What you are asked to do:
Write out the material exactly, with the pictures left out.

Supplied information:

=-=-=

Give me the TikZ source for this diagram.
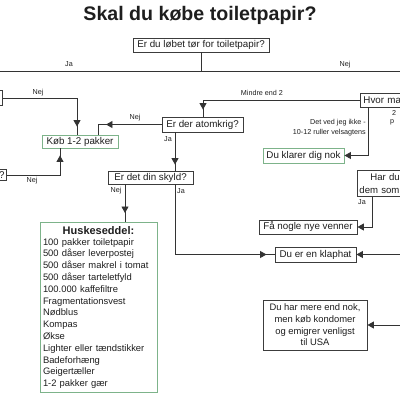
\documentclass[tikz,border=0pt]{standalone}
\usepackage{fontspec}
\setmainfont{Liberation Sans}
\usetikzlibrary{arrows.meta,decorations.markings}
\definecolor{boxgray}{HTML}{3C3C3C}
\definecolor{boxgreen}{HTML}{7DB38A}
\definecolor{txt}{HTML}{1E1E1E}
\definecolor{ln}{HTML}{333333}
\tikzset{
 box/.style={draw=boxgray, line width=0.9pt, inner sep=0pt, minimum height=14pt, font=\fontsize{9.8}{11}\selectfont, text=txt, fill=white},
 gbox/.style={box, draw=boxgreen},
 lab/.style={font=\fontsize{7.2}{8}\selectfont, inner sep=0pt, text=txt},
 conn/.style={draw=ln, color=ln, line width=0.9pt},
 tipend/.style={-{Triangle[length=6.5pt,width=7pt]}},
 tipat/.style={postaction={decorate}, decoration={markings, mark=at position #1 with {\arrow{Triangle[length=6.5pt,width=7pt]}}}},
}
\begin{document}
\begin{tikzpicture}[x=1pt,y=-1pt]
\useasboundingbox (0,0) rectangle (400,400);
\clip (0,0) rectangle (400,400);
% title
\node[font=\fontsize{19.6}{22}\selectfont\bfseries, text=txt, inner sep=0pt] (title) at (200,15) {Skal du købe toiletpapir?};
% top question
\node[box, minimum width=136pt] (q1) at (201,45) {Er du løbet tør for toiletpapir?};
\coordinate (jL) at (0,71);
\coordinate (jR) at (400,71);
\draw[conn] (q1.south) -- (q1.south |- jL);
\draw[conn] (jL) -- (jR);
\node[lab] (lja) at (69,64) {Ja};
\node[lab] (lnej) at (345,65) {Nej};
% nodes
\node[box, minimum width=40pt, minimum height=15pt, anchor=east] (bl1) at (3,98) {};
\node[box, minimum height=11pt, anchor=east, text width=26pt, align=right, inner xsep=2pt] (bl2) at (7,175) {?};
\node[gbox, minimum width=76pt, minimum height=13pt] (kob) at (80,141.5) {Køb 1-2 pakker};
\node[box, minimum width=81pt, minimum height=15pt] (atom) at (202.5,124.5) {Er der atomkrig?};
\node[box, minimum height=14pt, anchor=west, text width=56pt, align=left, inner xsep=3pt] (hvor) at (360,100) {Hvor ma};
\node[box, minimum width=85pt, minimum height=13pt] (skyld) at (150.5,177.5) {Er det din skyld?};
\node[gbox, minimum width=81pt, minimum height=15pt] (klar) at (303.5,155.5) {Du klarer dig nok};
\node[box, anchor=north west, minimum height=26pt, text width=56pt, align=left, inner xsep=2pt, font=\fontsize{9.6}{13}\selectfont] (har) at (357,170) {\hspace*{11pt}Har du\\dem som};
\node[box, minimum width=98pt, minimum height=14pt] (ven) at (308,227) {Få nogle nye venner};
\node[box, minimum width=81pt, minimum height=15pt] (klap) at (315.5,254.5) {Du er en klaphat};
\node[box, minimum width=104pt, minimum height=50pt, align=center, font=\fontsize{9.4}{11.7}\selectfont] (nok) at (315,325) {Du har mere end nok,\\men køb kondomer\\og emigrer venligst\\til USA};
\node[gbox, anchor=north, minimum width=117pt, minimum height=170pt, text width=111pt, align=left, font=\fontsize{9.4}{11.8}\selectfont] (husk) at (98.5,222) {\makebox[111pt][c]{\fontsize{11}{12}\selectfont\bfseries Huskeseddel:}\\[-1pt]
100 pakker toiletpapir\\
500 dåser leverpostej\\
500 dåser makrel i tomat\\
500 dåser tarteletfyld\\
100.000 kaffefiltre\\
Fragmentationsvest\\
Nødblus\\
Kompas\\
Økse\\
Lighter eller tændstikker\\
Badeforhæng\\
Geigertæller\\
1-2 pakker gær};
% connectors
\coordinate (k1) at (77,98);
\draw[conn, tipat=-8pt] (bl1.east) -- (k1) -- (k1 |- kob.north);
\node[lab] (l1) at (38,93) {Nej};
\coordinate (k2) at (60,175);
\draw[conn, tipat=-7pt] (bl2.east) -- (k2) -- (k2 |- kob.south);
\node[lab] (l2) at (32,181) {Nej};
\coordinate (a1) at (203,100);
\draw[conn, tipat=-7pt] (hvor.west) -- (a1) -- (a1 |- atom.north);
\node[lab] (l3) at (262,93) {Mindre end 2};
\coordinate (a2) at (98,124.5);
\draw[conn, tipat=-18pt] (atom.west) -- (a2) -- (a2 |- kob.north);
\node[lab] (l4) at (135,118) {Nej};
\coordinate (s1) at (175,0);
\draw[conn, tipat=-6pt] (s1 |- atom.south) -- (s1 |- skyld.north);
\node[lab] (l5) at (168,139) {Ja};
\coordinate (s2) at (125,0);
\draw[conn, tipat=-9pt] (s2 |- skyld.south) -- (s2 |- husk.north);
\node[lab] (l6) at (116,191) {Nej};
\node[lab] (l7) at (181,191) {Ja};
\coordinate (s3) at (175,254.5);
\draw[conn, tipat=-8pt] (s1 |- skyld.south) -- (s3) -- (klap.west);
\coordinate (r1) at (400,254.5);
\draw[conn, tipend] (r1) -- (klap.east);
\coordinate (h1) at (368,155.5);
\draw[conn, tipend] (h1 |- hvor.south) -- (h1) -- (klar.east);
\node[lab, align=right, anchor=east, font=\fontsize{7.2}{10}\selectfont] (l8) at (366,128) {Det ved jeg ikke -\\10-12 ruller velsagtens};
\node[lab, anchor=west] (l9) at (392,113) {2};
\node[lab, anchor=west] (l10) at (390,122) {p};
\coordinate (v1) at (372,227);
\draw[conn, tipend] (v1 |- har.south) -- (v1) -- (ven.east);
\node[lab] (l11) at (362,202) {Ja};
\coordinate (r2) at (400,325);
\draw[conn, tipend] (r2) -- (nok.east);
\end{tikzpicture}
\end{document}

=-=-=

Solved problem:
Give me the TikZ source for this diagram.
\documentclass[tikz,border=0pt]{standalone}
\usepackage{fontspec}
\setmainfont{Liberation Sans}
\usetikzlibrary{arrows.meta,decorations.markings}
\definecolor{boxgray}{HTML}{3C3C3C}
\definecolor{boxgreen}{HTML}{7DB38A}
\definecolor{txt}{HTML}{1E1E1E}
\definecolor{ln}{HTML}{333333}
\tikzset{
 box/.style={draw=boxgray, line width=0.9pt, inner sep=0pt, minimum height=14pt, font=\fontsize{9.8}{11}\selectfont, text=txt, fill=white},
 gbox/.style={box, draw=boxgreen},
 lab/.style={font=\fontsize{7.2}{8}\selectfont, inner sep=0pt, text=txt},
 conn/.style={draw=ln, color=ln, line width=0.9pt},
 tipend/.style={-{Triangle[length=6.5pt,width=7pt]}},
 tipat/.style={postaction={decorate}, decoration={markings, mark=at position #1 with {\arrow{Triangle[length=6.5pt,width=7pt]}}}},
}
\begin{document}
\begin{tikzpicture}[x=1pt,y=-1pt]
\useasboundingbox (0,0) rectangle (400,400);
\clip (0,0) rectangle (400,400);
% title
\node[font=\fontsize{19.6}{22}\selectfont\bfseries, text=txt, inner sep=0pt] (title) at (200,15) {Skal du købe toiletpapir?};
% top question
\node[box, minimum width=136pt] (q1) at (201,45) {Er du løbet tør for toiletpapir?};
\coordinate (jL) at (0,71);
\coordinate (jR) at (400,71);
\draw[conn] (q1.south) -- (q1.south |- jL);
\draw[conn] (jL) -- (jR);
\node[lab] (lja) at (69,64) {Ja};
\node[lab] (lnej) at (345,65) {Nej};
% nodes
\node[box, minimum width=40pt, minimum height=15pt, anchor=east] (bl1) at (3,98) {};
\node[box, minimum height=11pt, anchor=east, text width=26pt, align=right, inner xsep=2pt] (bl2) at (7,175) {?};
\node[gbox, minimum width=76pt, minimum height=13pt] (kob) at (80,141.5) {Køb 1-2 pakker};
\node[box, minimum width=81pt, minimum height=15pt] (atom) at (202.5,124.5) {Er der atomkrig?};
\node[box, minimum height=14pt, anchor=west, text width=56pt, align=left, inner xsep=3pt] (hvor) at (360,100) {Hvor ma};
\node[box, minimum width=85pt, minimum height=13pt] (skyld) at (150.5,177.5) {Er det din skyld?};
\node[gbox, minimum width=81pt, minimum height=15pt] (klar) at (303.5,155.5) {Du klarer dig nok};
\node[box, anchor=north west, minimum height=26pt, text width=56pt, align=left, inner xsep=2pt, font=\fontsize{9.6}{13}\selectfont] (har) at (357,170) {\hspace*{11pt}Har du\\dem som};
\node[box, minimum width=98pt, minimum height=14pt] (ven) at (308,227) {Få nogle nye venner};
\node[box, minimum width=81pt, minimum height=15pt] (klap) at (315.5,254.5) {Du er en klaphat};
\node[box, minimum width=104pt, minimum height=50pt, align=center, font=\fontsize{9.4}{11.7}\selectfont] (nok) at (315,325) {Du har mere end nok,\\men køb kondomer\\og emigrer venligst\\til USA};
\node[gbox, anchor=north, minimum width=117pt, minimum height=170pt, text width=111pt, align=left, font=\fontsize{9.4}{11.8}\selectfont] (husk) at (98.5,222) {\makebox[111pt][c]{\fontsize{11}{12}\selectfont\bfseries Huskeseddel:}\\[-1pt]
100 pakker toiletpapir\\
500 dåser leverpostej\\
500 dåser makrel i tomat\\
500 dåser tarteletfyld\\
100.000 kaffefiltre\\
Fragmentationsvest\\
Nødblus\\
Kompas\\
Økse\\
Lighter eller tændstikker\\
Badeforhæng\\
Geigertæller\\
1-2 pakker gær};
% connectors
\coordinate (k1) at (77,98);
\draw[conn, tipat=-8pt] (bl1.east) -- (k1) -- (k1 |- kob.north);
\node[lab] (l1) at (38,93) {Nej};
\coordinate (k2) at (60,175);
\draw[conn, tipat=-7pt] (bl2.east) -- (k2) -- (k2 |- kob.south);
\node[lab] (l2) at (32,181) {Nej};
\coordinate (a1) at (203,100);
\draw[conn, tipat=-7pt] (hvor.west) -- (a1) -- (a1 |- atom.north);
\node[lab] (l3) at (262,93) {Mindre end 2};
\coordinate (a2) at (98,124.5);
\draw[conn, tipat=-18pt] (atom.west) -- (a2) -- (a2 |- kob.north);
\node[lab] (l4) at (135,118) {Nej};
\coordinate (s1) at (175,0);
\draw[conn, tipat=-6pt] (s1 |- atom.south) -- (s1 |- skyld.north);
\node[lab] (l5) at (168,139) {Ja};
\coordinate (s2) at (125,0);
\draw[conn, tipat=-9pt] (s2 |- skyld.south) -- (s2 |- husk.north);
\node[lab] (l6) at (116,191) {Nej};
\node[lab] (l7) at (181,191) {Ja};
\coordinate (s3) at (175,254.5);
\draw[conn, tipat=-8pt] (s1 |- skyld.south) -- (s3) -- (klap.west);
\coordinate (r1) at (400,254.5);
\draw[conn, tipend] (r1) -- (klap.east);
\coordinate (h1) at (368,155.5);
\draw[conn, tipend] (h1 |- hvor.south) -- (h1) -- (klar.east);
\node[lab, align=right, anchor=east, font=\fontsize{7.2}{10}\selectfont] (l8) at (366,128) {Det ved jeg ikke -\\10-12 ruller velsagtens};
\node[lab, anchor=west] (l9) at (392,113) {2};
\node[lab, anchor=west] (l10) at (390,122) {p};
\coordinate (v1) at (372,227);
\draw[conn, tipend] (v1 |- har.south) -- (v1) -- (ven.east);
\node[lab] (l11) at (362,202) {Ja};
\coordinate (r2) at (400,325);
\draw[conn, tipend] (r2) -- (nok.east);
\end{tikzpicture}
\end{document}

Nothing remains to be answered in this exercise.